Aantal thuisbevallingen die eindigen in ziekenhuis fors afgenomen
Het aantal zwangere vrouwen dat tijdens de thuisbevalling in verband met complicaties alsnog in het ziekenhuis belandt, is fors afgenomen. Dat blijkt uit onderzoek van het CBS op verzoek van Trouw, waarvoor data werd gebruikt afkomstig uit de jaarlijkse Gezondheidsenquête, die wordt ingevuld door circa tienduizend vrouwen.
In de jaren 2014 en 2015 moest 6,4% van de zwangere vrouwen ongepland op het laatste moment naar het ziekenhuis in verband met complicaties die waren opgetreden bij de thuisbevalling. Dit percentage was in de jaren 2010 en 2011 nog ongeveer het dubbele met 13%.
Van 2010 tot 2015 ging het aantal bezoeken naar het ziekenhuis van 16.000 naar 7800 van de gemiddeld 175.000 bevallingen per jaar. De cijfers van het CBS zijn interessant omdat gynaecologen en verloskundigen bij het opstellen van een nieuwe richtlijn over geboortezorg scherp van mening verschillen. Gynaecologen willen alle zwangere vrouwen zien om risico’s te kunnen inschatten, verloskundigen zien die noodzaak niet. De daling van het aantal halsoverkop ziekenhuisbezoeken valt samen met het al langer teruglopende aantal thuisbevallingen in Nederland (30% tussen 2010 en 2015).
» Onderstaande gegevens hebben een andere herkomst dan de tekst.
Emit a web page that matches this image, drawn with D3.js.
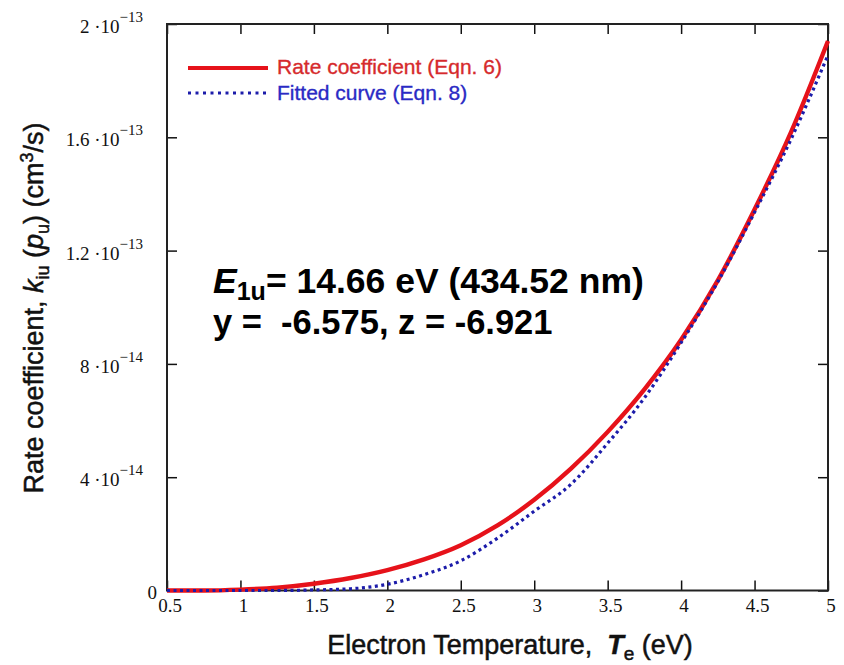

Guid Oei, voorzitter van de Nederlandse Vereniging van Gynaecologen (NVOG) ziet hiertussen een verband. Ook geeft Oei aan dat de samenwerking tussen gynaecologen en verloskundigen de afgelopen jaren is verbeterd om de relatief slechte cijfers qua babysterfte in Nederland aan te pakken. Met 9 op de 1000 sterfgevallen bij baby’s heeft Nederland in 2010 (het laatste jaar waarover Europese cijfers zijn) een relatief hoog sterftecijfer. Alleen in Frankrijk, Hongarije, Roemenië en Letland lag het aantal sterftegevallen onder baby’s hoger. Doordat zwangeren vaker een gynaecoloog zien, worden risico’s beter ingeschat, is de mening van Oei.
De Nederlandse Vereniging van Verloskundigen (KNOV) ziet niet per se een verband tussen het dalende babysterftecijfer en het dalende aantal thuisbevallingen. Secretaris van de wetenschapscommissie Greta Rijninks geeft aan dat er een kloof bestaat tussen wat vrouwen zélf als complicatie zien (vertegenwoordigd door de CBS-cijfers) en wat zorgverleners registreren als complicatie. Het aantal vrouwen dat met een werkelijke complicatie naar het ziekenhuis moet vanaf huis is volgens Rijninks stabiel.